Copy the listing below in full and skip every picture.
★ ★ ★
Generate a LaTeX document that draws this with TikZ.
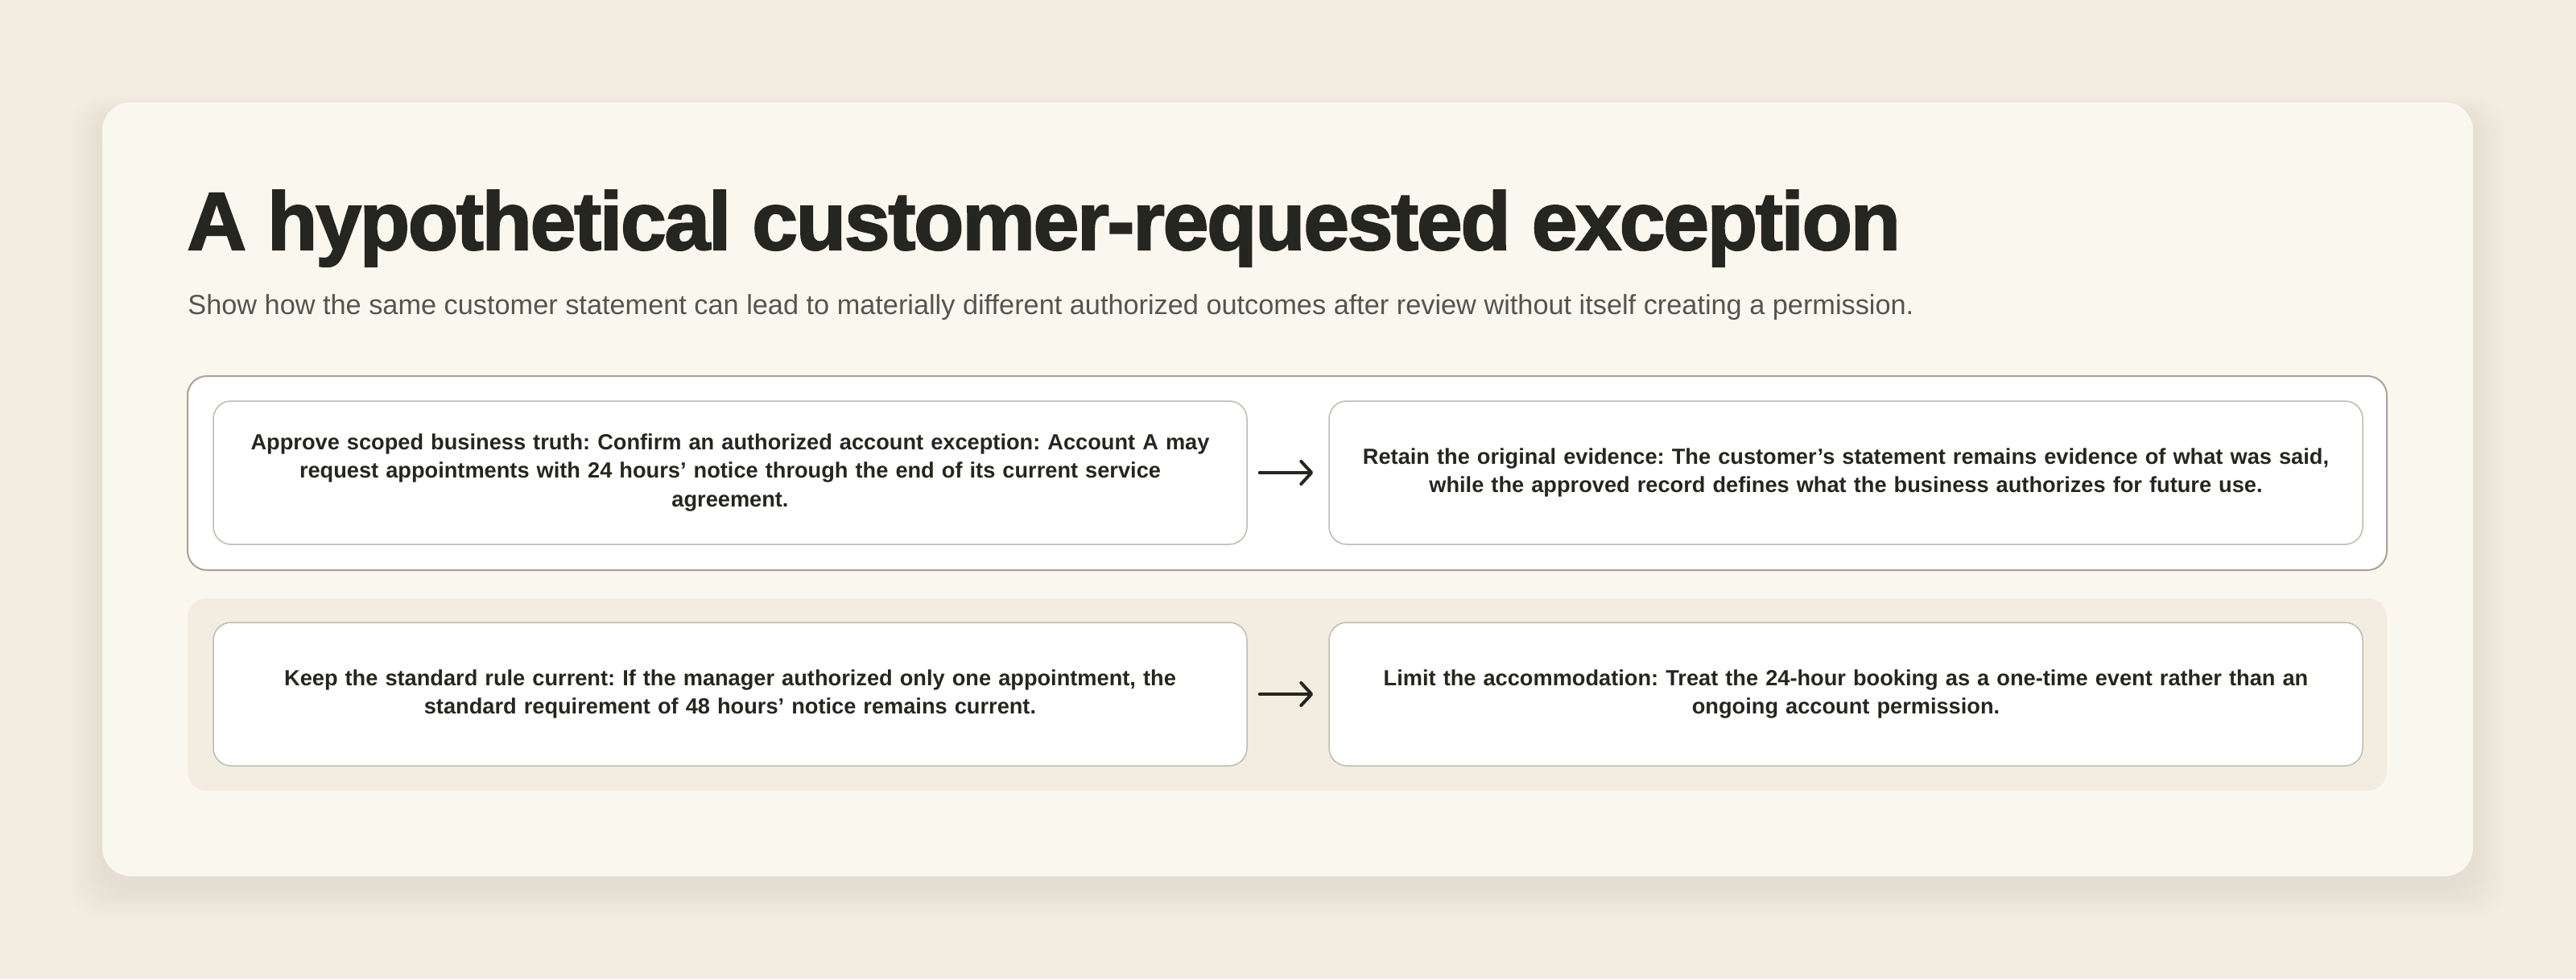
\documentclass[tikz,border=0pt]{standalone}
\usepackage{fontspec}
\setmainfont{Liberation Sans}
\newfontfamily\titlefont[LetterSpace=-2.2, BoldFeatures={FakeBold=2}]{Liberation Sans}
\usetikzlibrary{arrows.meta}
\definecolor{bg}{RGB}{243,236,224}
\definecolor{card}{RGB}{250,247,239}
\definecolor{band}{RGB}{242,237,224}
\definecolor{ink}{RGB}{38,38,32}
\definecolor{sub}{RGB}{85,84,78}
\definecolor{groupline}{RGB}{168,164,150}
\definecolor{boxline}{RGB}{190,187,178}
\tikzset{
  stepbox/.style={draw=boxline, fill=white, line width=0.75pt, rounded corners=11pt,
    minimum width=642pt, minimum height=89pt, text width=640pt, align=center,
    inner sep=0pt, text=ink, font=\fontsize{13.6pt}{17.75pt}\selectfont\bfseries},
  flowarrow/.style={draw=ink, line width=2pt, line cap=round,
    -{Straight Barb[length=6.5pt,width=14pt,round]}, shorten <=7.5pt, shorten >=9.5pt}
}
\frenchspacing
\begin{document}
\frenchspacing
\begin{tikzpicture}[x=0.5pt,y=-0.5pt]
\useasboundingbox (0,0) rectangle (3200,1216);
\fill[bg] (0,0) rectangle (3200,1216);
% soft shadow
\foreach \i in {1,...,14}{
  \fill[black, opacity=0.0035, rounded corners=20pt]
    ({127-\i*3},{127-\i*1.5+14}) rectangle ({3072+\i*3},{1088+\i*3+14});
}
\fill[card, rounded corners=17.5pt] (127,127) rectangle (3072,1088);
% title and subtitle
\node[anchor=base west, inner sep=0pt, text=ink,
  font=\titlefont\fontsize{51pt}{60pt}\selectfont\bfseries] (title) at (232,310)
  {A hypothetical customer-requested exception};
\node[anchor=base west, inner sep=0pt, text=sub,
  font=\fontsize{17.15pt}{20pt}\selectfont] (subtitle) at (233,390)
  {Show how the same customer statement can lead to materially different authorized outcomes after review without itself creating a permission.};
% groups
\draw[groupline, fill=white, line width=1pt, rounded corners=12pt] (233,467) rectangle (2965,708);
\fill[band, rounded corners=12pt] (233,743) rectangle (2965,982);
% boxes
\node[stepbox] (a1) at (907,587) {Approve scoped business truth: Confirm an authorized account exception: Account A may\\ request appointments with 24 hours’ notice through the end of its current service\\ agreement.};
\node[stepbox] (a2) at (2293,587) {Retain the original evidence: The customer’s statement remains evidence of what was said,\\ while the approved record defines what the business authorizes for future use.};
\node[stepbox] (b1) at (907,862) {Keep the standard rule current: If the manager authorized only one appointment, the\\ standard requirement of 48 hours’ notice remains current.};
\node[stepbox] (b2) at (2293,862) {Limit the accommodation: Treat the 24-hour booking as a one-time event rather than an\\ ongoing account permission.};
\draw[flowarrow] (a1) -- (a2);
\draw[flowarrow] (b1) -- (b2);
\end{tikzpicture}
\end{document}
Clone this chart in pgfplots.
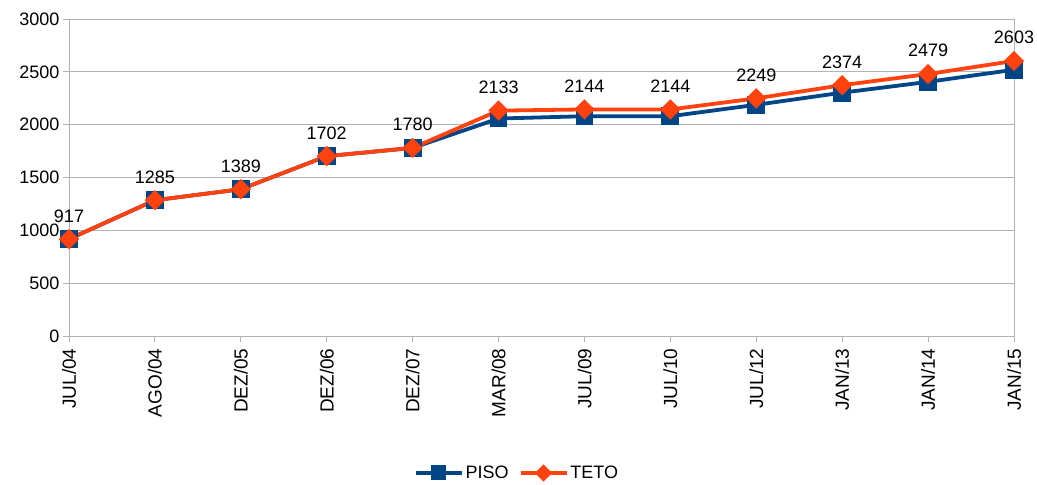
\documentclass[border=0pt]{standalone}
\usepackage{fontspec}
\setmainfont{Liberation Sans}
\usepackage{pgfplots}
\pgfplotsset{compat=1.18}
\definecolor{piso}{HTML}{004586}
\definecolor{teto}{HTML}{FF420E}
\definecolor{gridc}{HTML}{B3B3B3}
\begin{document}
\begin{tikzpicture}
\useasboundingbox (-69bp,-149bp) rectangle (968bp,336bp);
\begin{axis}[
  at={(0,0)}, anchor=south west,
  scale only axis, width=945bp, height=317bp,
  xmin=0, xmax=11, ymin=0, ymax=3000,
  xtick={0,...,11},
  xticklabels={JUL/04,AGO/04,DEZ/05,DEZ/06,DEZ/07,MAR/08,JUL/09,JUL/10,JUL/12,JAN/13,JAN/14,JAN/15},
  ytick={0,500,...,3000},
  /pgf/number format/assume math mode=true,
  /pgf/number format/1000 sep={},
  font=\fontsize{18bp}{21bp}\selectfont,
  x tick label style={rotate=90, anchor=east, font=\fontsize{19bp}{22bp}\selectfont},
  xticklabel shift=3bp,
  ymajorgrids, major grid style={gridc, line width=1pt},
  axis line style={gridc, line width=1pt},
  axis x line*=bottom, axis y line*=left,
  tick style={gridc, line width=1pt},
  tick align=outside, major tick length=6bp,
  clip=false,
  legend style={at={(0.474,-0.432)}, anchor=center, draw=none, legend columns=2,
    /tikz/every even column/.append style={column sep=8bp}},
  legend cell align=left,
  legend image code/.code={\draw[#1, every mark/.append style={scale=0.8}, mark repeat=2, mark phase=2] plot coordinates {(0bp,0bp) (23bp,0bp) (46bp,0bp)};},
]
\draw[gridc, line width=1pt] (rel axis cs:1,0) -- (rel axis cs:1,1);
\addplot[piso, line width=3.8bp, mark=square*, mark size=7bp, mark options={solid}] coordinates {
(0,917) (1,1285) (2,1389) (3,1702) (4,1780) (5,2058) (6,2080) (7,2080) (8,2188) (9,2303) (10,2405) (11,2520)
};
\addlegendentry{PISO}
\addplot[teto, line width=3.8bp, mark=square*, mark size=5.3bp, mark options={solid, rotate=45},
  nodes near coords, point meta=explicit symbolic,
  every node near coord/.append style={black, anchor=south, inner sep=0pt, yshift=15bp, font=\fontsize{18bp}{21bp}\selectfont}]
  table[meta=l] {
x y l
0 917 917
1 1285 1285
2 1389 1389
3 1702 1702
4 1780 1780
5 2133 2133
6 2144 2144
7 2144 2144
8 2249 2249
9 2374 2374
10 2479 2479
11 2603 2603
};
\addlegendentry{TETO}
\end{axis}
\end{tikzpicture}
\end{document}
★ ★ ★
**EXPECTED ANSWER:**
Generate a LaTeX document that draws this with TikZ.
\documentclass[tikz,border=0pt]{standalone}
\usepackage{fontspec}
\setmainfont{Liberation Sans}
\newfontfamily\titlefont[LetterSpace=-2.2, BoldFeatures={FakeBold=2}]{Liberation Sans}
\usetikzlibrary{arrows.meta}
\definecolor{bg}{RGB}{243,236,224}
\definecolor{card}{RGB}{250,247,239}
\definecolor{band}{RGB}{242,237,224}
\definecolor{ink}{RGB}{38,38,32}
\definecolor{sub}{RGB}{85,84,78}
\definecolor{groupline}{RGB}{168,164,150}
\definecolor{boxline}{RGB}{190,187,178}
\tikzset{
  stepbox/.style={draw=boxline, fill=white, line width=0.75pt, rounded corners=11pt,
    minimum width=642pt, minimum height=89pt, text width=640pt, align=center,
    inner sep=0pt, text=ink, font=\fontsize{13.6pt}{17.75pt}\selectfont\bfseries},
  flowarrow/.style={draw=ink, line width=2pt, line cap=round,
    -{Straight Barb[length=6.5pt,width=14pt,round]}, shorten <=7.5pt, shorten >=9.5pt}
}
\frenchspacing
\begin{document}
\frenchspacing
\begin{tikzpicture}[x=0.5pt,y=-0.5pt]
\useasboundingbox (0,0) rectangle (3200,1216);
\fill[bg] (0,0) rectangle (3200,1216);
% soft shadow
\foreach \i in {1,...,14}{
  \fill[black, opacity=0.0035, rounded corners=20pt]
    ({127-\i*3},{127-\i*1.5+14}) rectangle ({3072+\i*3},{1088+\i*3+14});
}
\fill[card, rounded corners=17.5pt] (127,127) rectangle (3072,1088);
% title and subtitle
\node[anchor=base west, inner sep=0pt, text=ink,
  font=\titlefont\fontsize{51pt}{60pt}\selectfont\bfseries] (title) at (232,310)
  {A hypothetical customer-requested exception};
\node[anchor=base west, inner sep=0pt, text=sub,
  font=\fontsize{17.15pt}{20pt}\selectfont] (subtitle) at (233,390)
  {Show how the same customer statement can lead to materially different authorized outcomes after review without itself creating a permission.};
% groups
\draw[groupline, fill=white, line width=1pt, rounded corners=12pt] (233,467) rectangle (2965,708);
\fill[band, rounded corners=12pt] (233,743) rectangle (2965,982);
% boxes
\node[stepbox] (a1) at (907,587) {Approve scoped business truth: Confirm an authorized account exception: Account A may\\ request appointments with 24 hours’ notice through the end of its current service\\ agreement.};
\node[stepbox] (a2) at (2293,587) {Retain the original evidence: The customer’s statement remains evidence of what was said,\\ while the approved record defines what the business authorizes for future use.};
\node[stepbox] (b1) at (907,862) {Keep the standard rule current: If the manager authorized only one appointment, the\\ standard requirement of 48 hours’ notice remains current.};
\node[stepbox] (b2) at (2293,862) {Limit the accommodation: Treat the 24-hour booking as a one-time event rather than an\\ ongoing account permission.};
\draw[flowarrow] (a1) -- (a2);
\draw[flowarrow] (b1) -- (b2);
\end{tikzpicture}
\end{document}
Clone this chart in pgfplots.
\documentclass[border=0pt]{standalone}
\usepackage{fontspec}
\setmainfont{Liberation Sans}
\usepackage{pgfplots}
\pgfplotsset{compat=1.18}
\definecolor{piso}{HTML}{004586}
\definecolor{teto}{HTML}{FF420E}
\definecolor{gridc}{HTML}{B3B3B3}
\begin{document}
\begin{tikzpicture}
\useasboundingbox (-69bp,-149bp) rectangle (968bp,336bp);
\begin{axis}[
  at={(0,0)}, anchor=south west,
  scale only axis, width=945bp, height=317bp,
  xmin=0, xmax=11, ymin=0, ymax=3000,
  xtick={0,...,11},
  xticklabels={JUL/04,AGO/04,DEZ/05,DEZ/06,DEZ/07,MAR/08,JUL/09,JUL/10,JUL/12,JAN/13,JAN/14,JAN/15},
  ytick={0,500,...,3000},
  /pgf/number format/assume math mode=true,
  /pgf/number format/1000 sep={},
  font=\fontsize{18bp}{21bp}\selectfont,
  x tick label style={rotate=90, anchor=east, font=\fontsize{19bp}{22bp}\selectfont},
  xticklabel shift=3bp,
  ymajorgrids, major grid style={gridc, line width=1pt},
  axis line style={gridc, line width=1pt},
  axis x line*=bottom, axis y line*=left,
  tick style={gridc, line width=1pt},
  tick align=outside, major tick length=6bp,
  clip=false,
  legend style={at={(0.474,-0.432)}, anchor=center, draw=none, legend columns=2,
    /tikz/every even column/.append style={column sep=8bp}},
  legend cell align=left,
  legend image code/.code={\draw[#1, every mark/.append style={scale=0.8}, mark repeat=2, mark phase=2] plot coordinates {(0bp,0bp) (23bp,0bp) (46bp,0bp)};},
]
\draw[gridc, line width=1pt] (rel axis cs:1,0) -- (rel axis cs:1,1);
\addplot[piso, line width=3.8bp, mark=square*, mark size=7bp, mark options={solid}] coordinates {
(0,917) (1,1285) (2,1389) (3,1702) (4,1780) (5,2058) (6,2080) (7,2080) (8,2188) (9,2303) (10,2405) (11,2520)
};
\addlegendentry{PISO}
\addplot[teto, line width=3.8bp, mark=square*, mark size=5.3bp, mark options={solid, rotate=45},
  nodes near coords, point meta=explicit symbolic,
  every node near coord/.append style={black, anchor=south, inner sep=0pt, yshift=15bp, font=\fontsize{18bp}{21bp}\selectfont}]
  table[meta=l] {
x y l
0 917 917
1 1285 1285
2 1389 1389
3 1702 1702
4 1780 1780
5 2133 2133
6 2144 2144
7 2144 2144
8 2249 2249
9 2374 2374
10 2479 2479
11 2603 2603
};
\addlegendentry{TETO}
\end{axis}
\end{tikzpicture}
\end{document}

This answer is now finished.